Monday, July 30, 2007

Harry Potter & The Deathly Hallows isn't half bad

I read the latest Harry Potter installment last weekend in-between writing emails, travelling to Bristol & attending a wedding and thoroughly enjoyed it. Yes, I am happy to admit that I am an adult & I read the Harry Potter novels.

Because what’s there not to like about escapist literature, especially when it grips the reader so successfully? Neatly plotted, the narrative curve has maintained momentum through all seven novels, flagging only slightly in the over-long sixth Harry Potter & The Half Blood Prince. In Harry Potter & The Deathly Hallows, Rowling ties up all the loose ends from the previous novels, often going back to characters mentioned only briefly in preceding volumes to drive the narrative forward, and notching up an impressive death count amongst all inhabitants, human & otherwise of her magical world.

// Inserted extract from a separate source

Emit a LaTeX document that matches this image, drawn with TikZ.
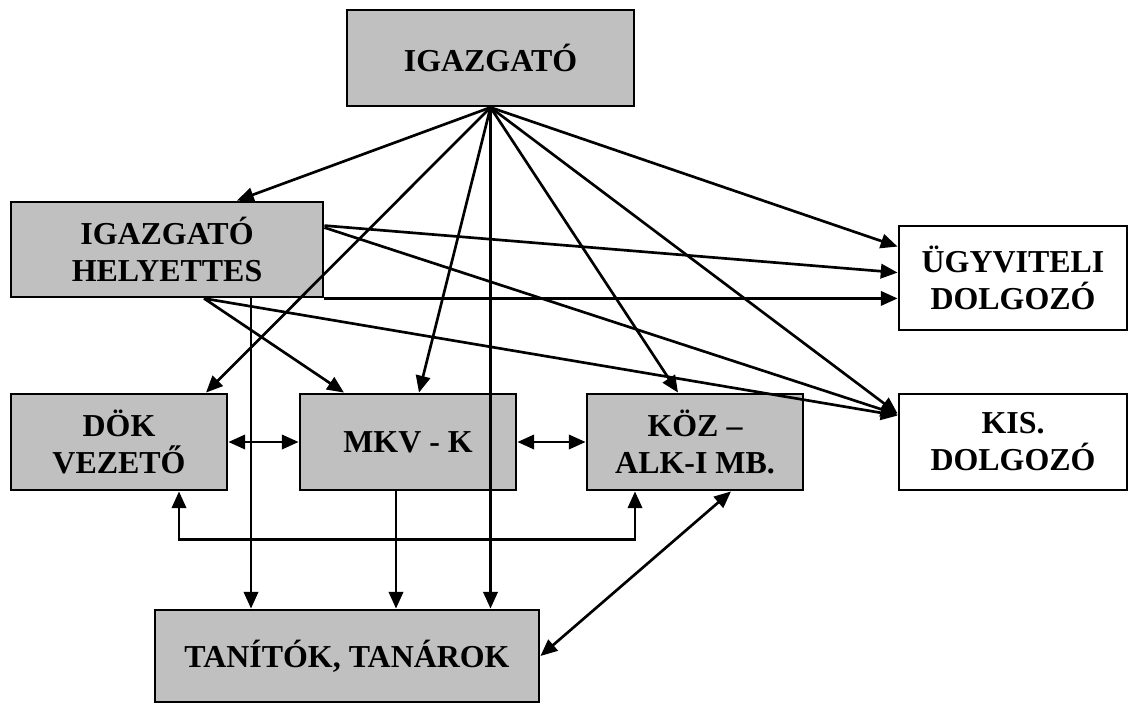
\documentclass[tikz,border=0pt]{standalone}
\usepackage{fontspec}
\setmainfont{Liberation Serif}
\usepackage{xcolor}
\usetikzlibrary{arrows.meta}
\usetikzlibrary{positioning,calc}
\definecolor{boxgray}{RGB}{192,192,192}

\begin{document}
\begin{tikzpicture}[x=0.025cm,y=-0.025cm]
\tikzset{orgbox/.style={rectangle,draw,line width=2pt,fill=boxgray,align=center,inner sep=0pt,font=\fontsize{22.7}{26.3}\selectfont\bfseries},
whitebox/.style={orgbox,fill=white},
link/.style={line width=1.9pt,-{Triangle[length=0.42cm,width=0.36cm]}},
duplink/.style={line width=1.9pt,{Triangle[length=0.42cm,width=0.36cm]}-{Triangle[length=0.42cm,width=0.36cm]}}}
\path[use as bounding box,fill=white] (0,0) rectangle (1129,704);
% boxes
\node[orgbox,minimum width=7.175cm,minimum height=2.4cm](igaz) at (490.5,58){IGAZGATÓ};
\node[orgbox,minimum width=7.8cm,minimum height=2.375cm](hely) at (167,249.5){IGAZGATÓ\\HELYETTES};
\node[whitebox,minimum width=5.7cm,minimum height=2.6cm](ugy) at (1013,278){ÜGYVITELI\\DOLGOZÓ};
\node[whitebox,minimum width=5.7cm,minimum height=2.4cm](kis) at (1013,442){KIS.\\DOLGOZÓ};
\node[orgbox,minimum width=5.4cm,minimum height=2.4cm](dok) at (119,442){DÖK\\VEZETŐ};
\node[orgbox,minimum width=5.4cm,minimum height=2.4cm](mkv) at (408,442){MKV - K};
\node[orgbox,minimum width=5.4cm,minimum height=2.4cm](koz) at (695,442){KÖZ –\\ALK-I MB.};
\node[orgbox,minimum width=9.6cm,minimum height=2.3cm](tan) at (347,656){TANÍTÓK, TANÁROK};
% from the director
\draw[link](igaz.south) -- ($(hely.north)+(70,0)$);
\draw[link](igaz.south) -- ($(dok.north)+(87,0)$);
\draw[link](igaz.south) -- ($(mkv.north)+(11,0)$);
\draw[link](igaz.south) -- (igaz.south |- tan.north);
\draw[link](igaz.south) -- ($(koz.north)+(-17,0)$);
\draw[link](igaz.south) -- ($(kis.north west)+(0,21)$);
\draw[link](igaz.south) -- ($(ugy.north west)+(0,22)$);
% from the deputy
\coordinate (hb) at ($(hely.south)+(37,0)$);
\coordinate (hv) at ($(hely.south)+(84,0)$);
\draw[link]($(hely.north east)+(0,25)$) -- ($(ugy.north west)+(0,48)$);
\draw[link]($(hely.north east)+(0,27)$) -- ($(kis.north west)+(0,22)$);
\draw[link](hely.south east) -- (hely.south east -| ugy.west);
\draw[link](hb) -- ($(mkv.north)+(-64,0)$);
\draw[link](hb) -- ($(kis.north west)+(0,23)$);
\draw[link](hv) -- (hv |- tan.north);
% middle row
\coordinate (mv) at ($(mkv.south)+(-12,0)$);
\draw[duplink](dok.east) -- (mkv.west);
\draw[duplink](mkv.east) -- (koz.west);
\draw[duplink]($(dok.south)+(60,0)$) -- ++(0,48) -| ($(koz.south)+(-60,0)$);
\draw[link](mv) -- (mv |- tan.north);
\draw[duplink](tan.east) -- ($(koz.south)+(36,0)$);
\end{tikzpicture}
\end{document}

Moving away from the familiar boarding school year format, The Deathly Hallows takes the format of a grail quest outside the confines of Hogwarts school for wizards, revealing Rowling’s thorough knowledge of the mythology of the ancient civilisations, from the Viking sagas to Greek tragedy. Although the themes of The Deathly Hallows revolve around death, despair and depression, the novel moves at a cracking pace & it’s impossible to read this, the seventh and final story, without being moved by the fates of characters whose progress we have followed through the six previous novels. Rowling’s light, unencumbered style and easy dialogue has made of all her Harry Potter novels blinding good reads, although her sloppy grammar and over use of adverbs tends to rankle on subsequent readings.